From the first line of the listing below, retype each line up to and including the one with "['#0000dd', '#00aa88', '#00ff00', '#ff9900'];"; pictures stay out.
══ Data extract
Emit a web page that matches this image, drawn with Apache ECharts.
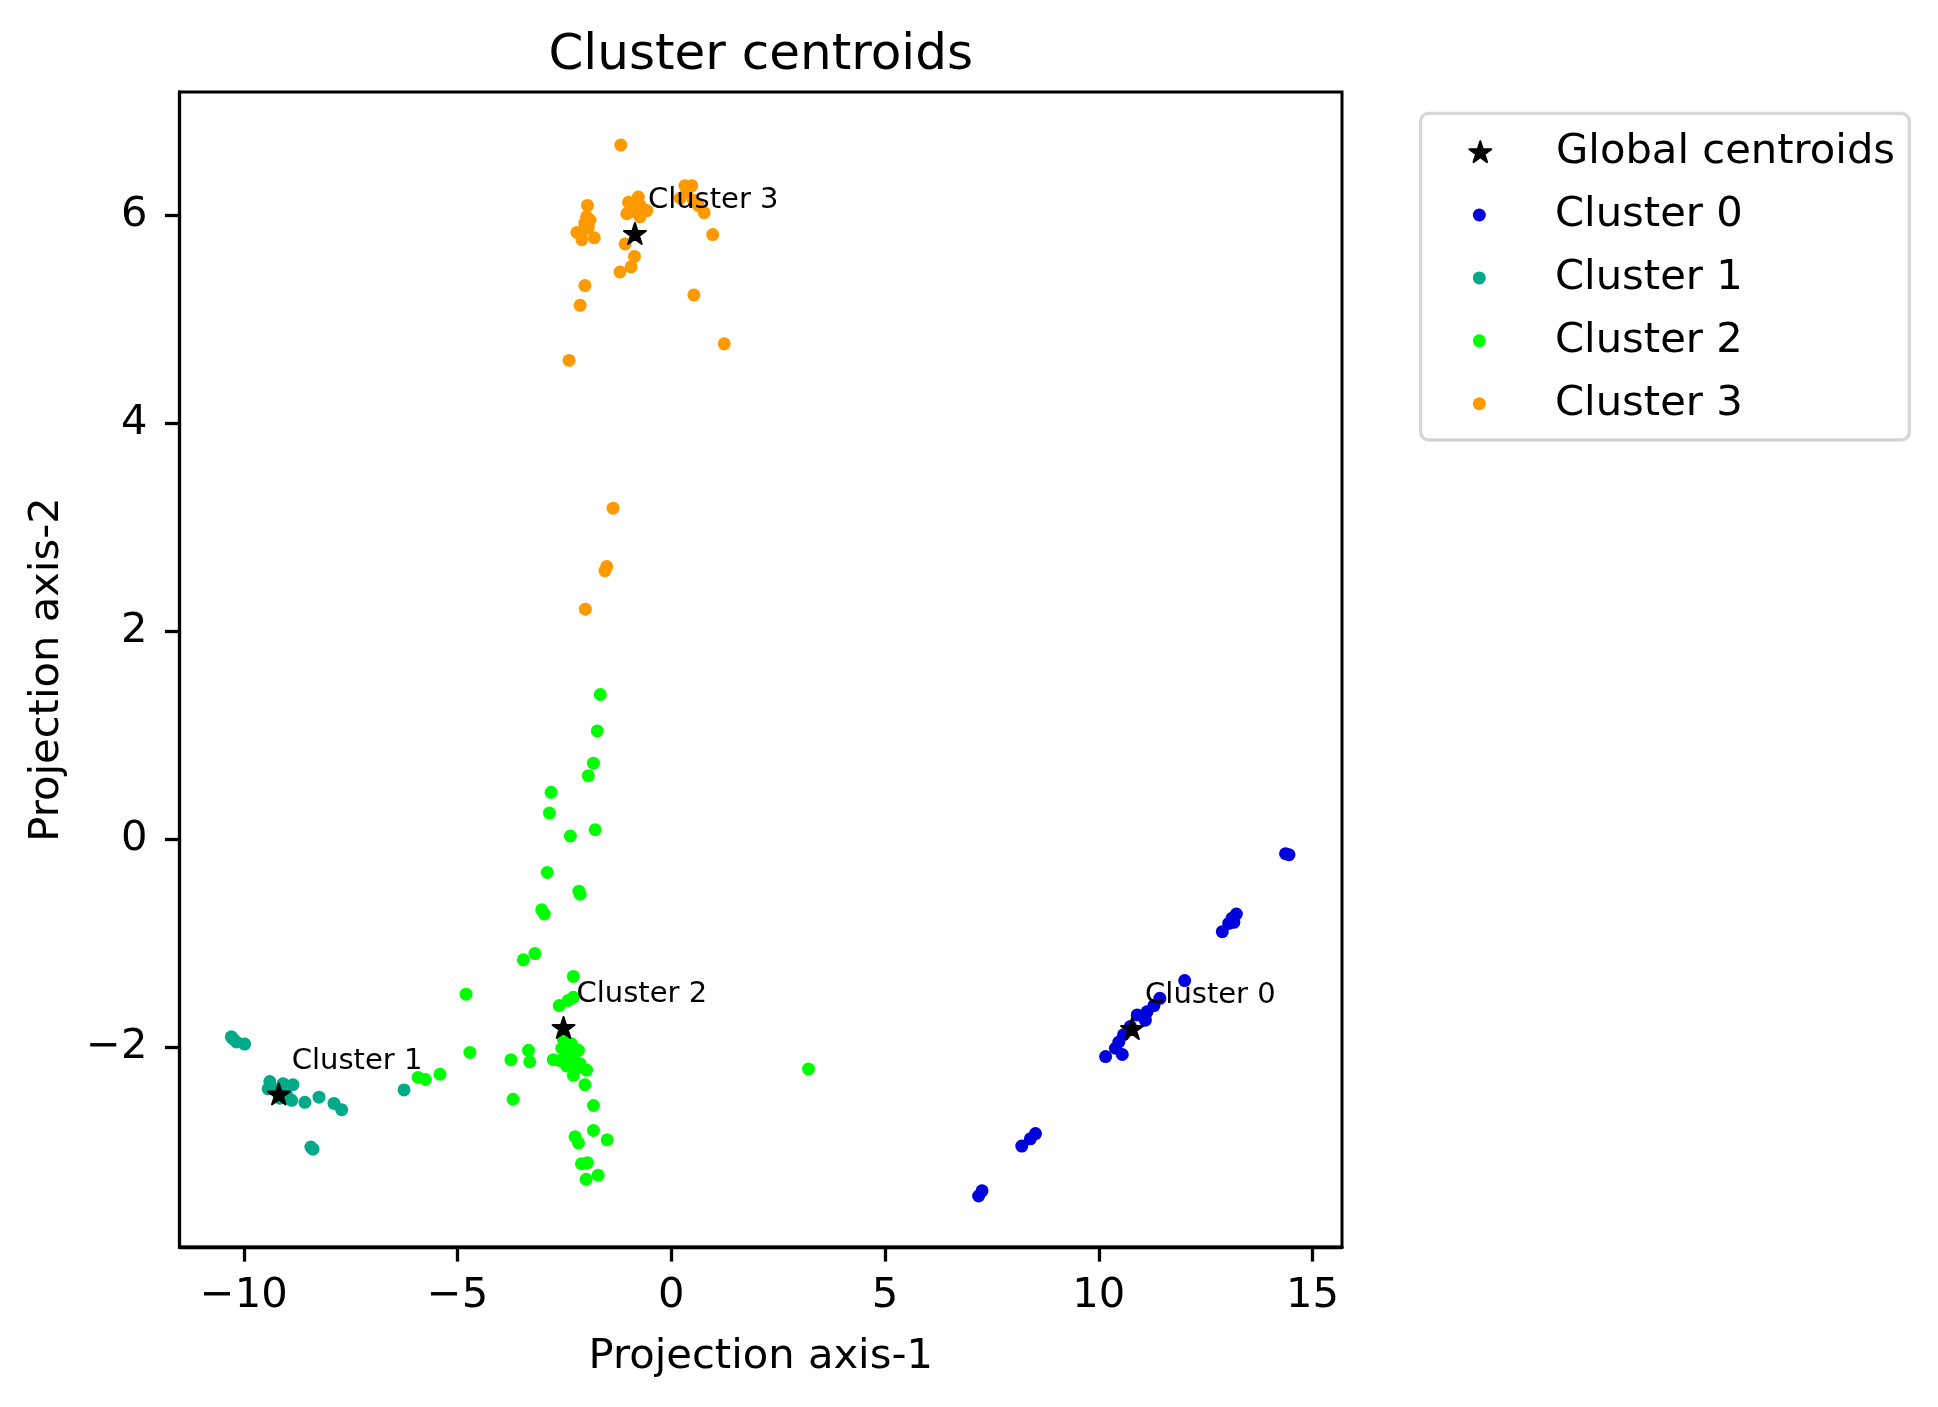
<!DOCTYPE html>
<html>
<head>
<meta charset="utf-8">
<script src="https://cdn.jsdelivr.net/npm/echarts@6/dist/echarts.min.js"></script>
<style>
html,body{margin:0;padding:0;background:#fff;}
#chart{width:1938px;height:1407px;}
</style>
</head>
<body>
<div id="chart"></div>
<script>
// ---- data ----
const seriesNames = ['Cluster 0', 'Cluster 1', 'Cluster 2', 'Cluster 3'];
const clusterColors = ['#0000dd', '#00aa88', '#00ff00', '#ff9900'];

const cluster0 = [[14.45,-0.15],[14.37,-0.14],[13.22,-0.72],[13.12,-0.76],[13.04,-0.81],[12.89,-0.89],[13.16,-0.80],[12.01,-1.36],[11.43,-1.53],[11.29,-1.60],[11.13,-1.66],[10.90,-1.69],[11.09,-1.74],[10.74,-1.80],[10.58,-1.88],[10.47,-1.95],[10.39,-2.01],[10.55,-2.07],[10.16,-2.09],[8.52,-2.83],[8.40,-2.88],[8.20,-2.95],[7.27,-3.38],[7.19,-3.43]];

const cluster1 = [[-10.29,-1.90],[-10.25,-1.92],[-10.17,-1.95],[-9.98,-1.97],[-9.39,-2.33],[-9.08,-2.35],[-8.85,-2.36],[-9.43,-2.40],[-9.23,-2.41],[-9.00,-2.46],[-8.88,-2.51],[-9.16,-2.49],[-8.57,-2.53],[-8.24,-2.48],[-7.89,-2.54],[-7.71,-2.60],[-6.25,-2.41],[-8.43,-2.96],[-8.38,-2.98]];

const cluster2 = [[-1.66,1.39],[-1.73,1.04],[-1.82,0.73],[-1.94,0.61],[-2.81,0.45],[-2.85,0.25],[-1.78,0.09],[-2.36,0.03],[-2.90,-0.32],[-2.16,-0.50],[-2.13,-0.53],[-3.03,-0.68],[-2.97,-0.72],[-3.19,-1.10],[-3.46,-1.16],[-2.29,-1.32],[-4.80,-1.49],[-2.62,-1.60],[-2.41,-1.55],[-2.29,-1.52],[-4.71,-2.05],[-3.75,-2.12],[-3.34,-2.03],[-3.31,-2.14],[-2.52,-1.93],[-2.56,-2.01],[-2.37,-2.00],[-2.17,-2.03],[-2.76,-2.12],[-2.49,-2.09],[-2.25,-2.13],[-2.13,-2.16],[-1.98,-2.22],[-2.29,-2.27],[-2.60,-2.13],[-2.41,-2.06],[-2.45,-2.18],[-2.33,-1.97],[-2.20,-2.20],[-2.02,-2.36],[-3.70,-2.50],[-1.82,-2.56],[3.21,-2.21],[-2.25,-2.86],[-2.17,-2.92],[-1.82,-2.80],[-1.50,-2.89],[-2.10,-3.12],[-1.96,-3.11],[-1.71,-3.23],[-1.99,-3.27],[-5.92,-2.29],[-5.75,-2.31],[-5.41,-2.26]];

const cluster3 = [[-1.18,6.67],[0.32,6.28],[0.48,6.28],[0.36,6.22],[0.21,6.16],[0.52,6.14],[0.63,6.09],[0.77,6.02],[0.97,5.81],[-1.00,6.12],[-0.77,6.17],[-0.96,6.04],[-0.73,6.09],[-0.57,6.04],[-0.85,6.03],[-1.04,6.01],[-0.73,5.98],[-1.08,5.72],[-0.86,5.60],[-0.94,5.50],[-1.20,5.45],[0.53,5.23],[1.24,4.76],[-2.39,4.60],[-1.96,6.09],[-1.98,5.98],[-2.02,5.92],[-2.06,5.85],[-2.21,5.83],[-2.09,5.76],[-1.80,5.78],[-1.90,5.95],[-1.94,5.88],[-2.02,5.32],[-2.13,5.13],[-1.36,3.18],[-1.51,2.62],[-1.55,2.58],[-2.01,2.21]];

const centroids = [[10.78,-1.82],[-9.18,-2.45],[-2.52,-1.81],[-0.85,5.82]];
const centroidLabels = ['Cluster 0', 'Cluster 1', 'Cluster 2', 'Cluster 3'];

const xTicks = [-10, -5, 0, 5, 10, 15];
const yTicks = [-2, 0, 2, 4, 6];

// ---- chart ----
const FONT = 'DejaVu Sans';
const STAR = 'path://M0,-1 L0.2245,-0.309 L0.951,-0.309 L0.363,0.118 L0.588,0.809 L0,0.382 L-0.588,0.809 L-0.363,0.118 L-0.951,-0.309 L-0.2245,-0.309 Z';
const fmt = v => (v < 0 ? '\u2212' + Math.abs(v) : String(v));

const clusterData = [cluster0, cluster1, cluster2, cluster3];

const series = [{
  name: 'Global centroids',
  type: 'scatter',
  symbol: STAR,
  symbolSize: 22,
  symbolKeepAspect: true,
  z: 5,
  itemStyle: { color: '#000', opacity: 1, borderColor: '#000', borderWidth: 2, borderJoin: 'round' },
  label: {
    show: true,
    position: 'right',
    distance: 1,
    offset: [0, -33],
    formatter: p => p.name,
    fontFamily: FONT,
    fontSize: 29,
    color: '#000'
  },
  emphasis: { disabled: true },
  data: centroids.map((c, i) => ({ name: centroidLabels[i], value: c }))
}];
clusterData.forEach((d, i) => {
  series.push({
    name: seriesNames[i],
    type: 'scatter',
    symbol: 'circle',
    symbolSize: 13,
    z: 2,
    itemStyle: { color: clusterColors[i], opacity: 1 },
    emphasis: { disabled: true },
    data: d
  });
});

const legendText = { fontFamily: FONT, fontSize: 41.7, lineHeight: 42, color: '#000', padding: [0, 0, 0, 59.7] };

const option = {
  animation: false,
  backgroundColor: '#fff',
  title: {
    text: 'Cluster centroids',
    left: 760.7,
    top: 31,
    textAlign: 'center',
    padding: 0,
    textStyle: { fontFamily: FONT, fontSize: 50, lineHeight: 50, fontWeight: 'normal', color: '#000' }
  },
  grid: {
    left: 179.5, right: 596, top: 92, bottom: 160,
    show: true, borderColor: '#000', borderWidth: 3, backgroundColor: 'transparent'
  },
  graphic: [{
    type: 'rect',
    z: -1,
    shape: { x: 1420.7, y: 113.3, width: 488.6, height: 326.7, r: 8 },
    style: { fill: '#fff', stroke: '#d6d6d6', lineWidth: 3.3 }
  }],
  legend: [{
    data: ['Global centroids'],
    left: 1468.3, top: 130.7, padding: 0,
    itemWidth: 22, itemHeight: 22,
    selectedMode: false,
    textStyle: legendText
  }, {
    data: seriesNames,
    orient: 'vertical',
    left: 1472.8, top: 194, padding: 0,
    itemWidth: 22, itemHeight: 13, itemGap: 20.9,
    selectedMode: false,
    textStyle: legendText
  }],
  xAxis: {
    type: 'value',
    min: -11.503, max: 15.69,
    name: 'Projection axis-1',
    nameLocation: 'middle',
    nameGap: 89,
    nameTextStyle: { fontFamily: FONT, fontSize: 41.7, lineHeight: 42, color: '#000' },
    axisLine: { show: true, onZero: false, lineStyle: { color: '#000', width: 3.3 } },
    axisTick: { show: true, length: 14.6, customValues: xTicks, lineStyle: { color: '#000', width: 3.3 } },
    axisLabel: { customValues: xTicks, formatter: fmt, margin: 28, fontFamily: FONT, fontSize: 41.7, lineHeight: 42, color: '#000' },
    splitLine: { show: false }
  },
  yAxis: {
    type: 'value',
    min: -3.92, max: 7.18,
    name: 'Projection axis-2',
    nameLocation: 'middle',
    nameGap: 111,
    nameTextStyle: { fontFamily: FONT, fontSize: 41.7, lineHeight: 42, color: '#000' },
    axisLine: { show: true, onZero: false, lineStyle: { color: '#000', width: 3.3 } },
    axisTick: { show: true, length: 14.6, customValues: yTicks, lineStyle: { color: '#000', width: 3.3 } },
    axisLabel: { customValues: yTicks, formatter: fmt, margin: 32, fontFamily: FONT, fontSize: 41.7, lineHeight: 42, color: '#000' },
    splitLine: { show: false }
  },
  series: series
};

const chart = echarts.init(document.getElementById('chart'), null, { renderer: 'canvas' });
chart.setOption(option);
</script>
</body>
</html>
════
Result for this exercise:
Emit a web page that matches this image, drawn with Apache ECharts.
<!DOCTYPE html>
<html>
<head>
<meta charset="utf-8">
<script src="https://cdn.jsdelivr.net/npm/echarts@6/dist/echarts.min.js"></script>
<style>
html,body{margin:0;padding:0;background:#fff;}
#chart{width:1938px;height:1407px;}
</style>
</head>
<body>
<div id="chart"></div>
<script>
// ---- data ----
const seriesNames = ['Cluster 0', 'Cluster 1', 'Cluster 2', 'Cluster 3'];
const clusterColors = ['#0000dd', '#00aa88', '#00ff00', '#ff9900'];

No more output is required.